### RECORDS SUPPLIED
--- Begin ---

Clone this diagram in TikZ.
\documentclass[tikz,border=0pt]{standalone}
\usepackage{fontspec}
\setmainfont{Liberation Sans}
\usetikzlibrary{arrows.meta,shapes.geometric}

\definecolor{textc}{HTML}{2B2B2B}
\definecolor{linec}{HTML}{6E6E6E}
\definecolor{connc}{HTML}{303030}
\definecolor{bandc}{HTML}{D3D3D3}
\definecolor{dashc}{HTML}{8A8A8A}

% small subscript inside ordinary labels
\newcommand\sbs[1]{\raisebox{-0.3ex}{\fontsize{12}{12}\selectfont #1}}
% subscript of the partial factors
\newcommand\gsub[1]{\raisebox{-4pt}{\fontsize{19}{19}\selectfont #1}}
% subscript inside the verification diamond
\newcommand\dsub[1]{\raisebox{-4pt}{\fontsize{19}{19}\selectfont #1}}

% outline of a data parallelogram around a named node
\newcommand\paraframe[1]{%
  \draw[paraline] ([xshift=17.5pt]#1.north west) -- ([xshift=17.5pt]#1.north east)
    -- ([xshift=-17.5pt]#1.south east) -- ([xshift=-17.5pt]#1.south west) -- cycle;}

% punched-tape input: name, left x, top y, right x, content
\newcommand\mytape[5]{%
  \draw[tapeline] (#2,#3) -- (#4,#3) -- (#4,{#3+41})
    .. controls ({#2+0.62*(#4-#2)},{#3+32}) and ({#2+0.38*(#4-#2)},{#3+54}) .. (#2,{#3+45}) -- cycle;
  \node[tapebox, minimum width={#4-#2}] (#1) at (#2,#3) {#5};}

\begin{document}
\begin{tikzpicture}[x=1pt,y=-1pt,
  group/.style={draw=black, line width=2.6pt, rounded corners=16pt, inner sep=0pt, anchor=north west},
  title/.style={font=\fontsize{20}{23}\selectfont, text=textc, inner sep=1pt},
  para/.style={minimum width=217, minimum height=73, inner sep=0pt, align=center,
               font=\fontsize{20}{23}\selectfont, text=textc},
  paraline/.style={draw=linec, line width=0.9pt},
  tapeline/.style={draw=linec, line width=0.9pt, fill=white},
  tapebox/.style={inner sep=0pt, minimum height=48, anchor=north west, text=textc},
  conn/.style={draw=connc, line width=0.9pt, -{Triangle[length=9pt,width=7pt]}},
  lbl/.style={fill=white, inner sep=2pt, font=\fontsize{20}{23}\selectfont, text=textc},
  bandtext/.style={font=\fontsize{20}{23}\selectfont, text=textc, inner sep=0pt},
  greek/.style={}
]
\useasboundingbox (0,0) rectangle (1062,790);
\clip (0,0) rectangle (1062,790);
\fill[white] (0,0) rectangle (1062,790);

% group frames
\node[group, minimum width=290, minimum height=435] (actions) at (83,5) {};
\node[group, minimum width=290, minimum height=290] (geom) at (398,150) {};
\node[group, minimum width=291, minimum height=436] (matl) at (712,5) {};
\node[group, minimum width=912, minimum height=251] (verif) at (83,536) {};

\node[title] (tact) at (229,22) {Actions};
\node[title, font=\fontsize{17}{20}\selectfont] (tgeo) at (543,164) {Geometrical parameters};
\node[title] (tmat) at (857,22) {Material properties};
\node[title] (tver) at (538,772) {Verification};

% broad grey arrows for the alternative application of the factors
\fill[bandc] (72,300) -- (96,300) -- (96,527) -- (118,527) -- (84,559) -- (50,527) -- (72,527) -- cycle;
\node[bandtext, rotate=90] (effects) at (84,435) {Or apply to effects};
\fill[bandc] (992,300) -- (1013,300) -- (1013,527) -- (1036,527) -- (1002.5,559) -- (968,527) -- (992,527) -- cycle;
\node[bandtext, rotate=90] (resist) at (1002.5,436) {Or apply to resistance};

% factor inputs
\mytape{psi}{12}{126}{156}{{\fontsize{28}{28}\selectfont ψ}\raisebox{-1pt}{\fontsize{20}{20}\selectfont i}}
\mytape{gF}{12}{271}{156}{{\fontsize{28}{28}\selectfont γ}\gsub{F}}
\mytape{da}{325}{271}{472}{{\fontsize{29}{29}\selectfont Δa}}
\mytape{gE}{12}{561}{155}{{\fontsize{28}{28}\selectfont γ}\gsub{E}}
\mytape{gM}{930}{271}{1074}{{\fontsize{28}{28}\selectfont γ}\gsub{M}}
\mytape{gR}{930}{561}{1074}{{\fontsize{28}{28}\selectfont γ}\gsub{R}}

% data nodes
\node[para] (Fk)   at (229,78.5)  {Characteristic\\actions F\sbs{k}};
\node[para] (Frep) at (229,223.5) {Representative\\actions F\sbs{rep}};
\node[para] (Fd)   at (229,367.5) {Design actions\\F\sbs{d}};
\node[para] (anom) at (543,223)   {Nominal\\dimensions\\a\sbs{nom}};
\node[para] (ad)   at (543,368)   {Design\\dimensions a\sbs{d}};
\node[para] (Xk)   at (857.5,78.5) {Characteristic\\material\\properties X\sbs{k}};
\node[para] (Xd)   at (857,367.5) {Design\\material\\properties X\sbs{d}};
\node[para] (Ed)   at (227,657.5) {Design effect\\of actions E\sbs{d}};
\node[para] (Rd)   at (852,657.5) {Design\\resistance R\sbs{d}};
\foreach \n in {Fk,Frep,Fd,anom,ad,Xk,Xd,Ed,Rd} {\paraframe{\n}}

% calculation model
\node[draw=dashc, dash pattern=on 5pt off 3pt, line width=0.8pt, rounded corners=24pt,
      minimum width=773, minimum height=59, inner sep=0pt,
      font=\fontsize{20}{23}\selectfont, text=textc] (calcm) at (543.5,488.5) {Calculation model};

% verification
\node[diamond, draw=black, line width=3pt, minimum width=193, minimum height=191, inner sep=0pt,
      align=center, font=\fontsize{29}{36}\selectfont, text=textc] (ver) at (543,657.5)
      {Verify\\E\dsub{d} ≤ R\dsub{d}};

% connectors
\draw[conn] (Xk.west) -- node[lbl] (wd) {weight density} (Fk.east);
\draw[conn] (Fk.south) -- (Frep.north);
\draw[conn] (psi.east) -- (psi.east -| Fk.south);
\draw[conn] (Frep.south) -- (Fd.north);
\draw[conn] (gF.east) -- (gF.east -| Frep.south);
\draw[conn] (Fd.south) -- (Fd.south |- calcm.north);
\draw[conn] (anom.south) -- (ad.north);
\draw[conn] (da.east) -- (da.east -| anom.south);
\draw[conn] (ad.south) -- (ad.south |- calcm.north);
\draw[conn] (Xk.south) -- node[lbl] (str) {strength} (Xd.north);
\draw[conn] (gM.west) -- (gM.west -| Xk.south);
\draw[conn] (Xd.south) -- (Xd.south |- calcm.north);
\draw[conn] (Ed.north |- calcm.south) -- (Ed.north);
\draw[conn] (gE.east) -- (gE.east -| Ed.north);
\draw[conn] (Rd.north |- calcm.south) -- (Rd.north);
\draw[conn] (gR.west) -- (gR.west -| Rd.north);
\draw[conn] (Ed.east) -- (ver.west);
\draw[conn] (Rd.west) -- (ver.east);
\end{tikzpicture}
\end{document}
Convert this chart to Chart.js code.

--- End ---

### INSTRUCTIONS FOR THE TASK
Look above and repeat, character for character, the lines from the first one to the line with "-- ([xshift=-17.5pt]#1.south east)", counting both.

### THE RESPONSE
Clone this diagram in TikZ.
\documentclass[tikz,border=0pt]{standalone}
\usepackage{fontspec}
\setmainfont{Liberation Sans}
\usetikzlibrary{arrows.meta,shapes.geometric}

\definecolor{textc}{HTML}{2B2B2B}
\definecolor{linec}{HTML}{6E6E6E}
\definecolor{connc}{HTML}{303030}
\definecolor{bandc}{HTML}{D3D3D3}
\definecolor{dashc}{HTML}{8A8A8A}

% small subscript inside ordinary labels
\newcommand\sbs[1]{\raisebox{-0.3ex}{\fontsize{12}{12}\selectfont #1}}
% subscript of the partial factors
\newcommand\gsub[1]{\raisebox{-4pt}{\fontsize{19}{19}\selectfont #1}}
% subscript inside the verification diamond
\newcommand\dsub[1]{\raisebox{-4pt}{\fontsize{19}{19}\selectfont #1}}

% outline of a data parallelogram around a named node
\newcommand\paraframe[1]{%
  \draw[paraline] ([xshift=17.5pt]#1.north west) -- ([xshift=17.5pt]#1.north east)
    -- ([xshift=-17.5pt]#1.south east) -- ([xshift=-17.5pt]#1.south west) -- cycle;}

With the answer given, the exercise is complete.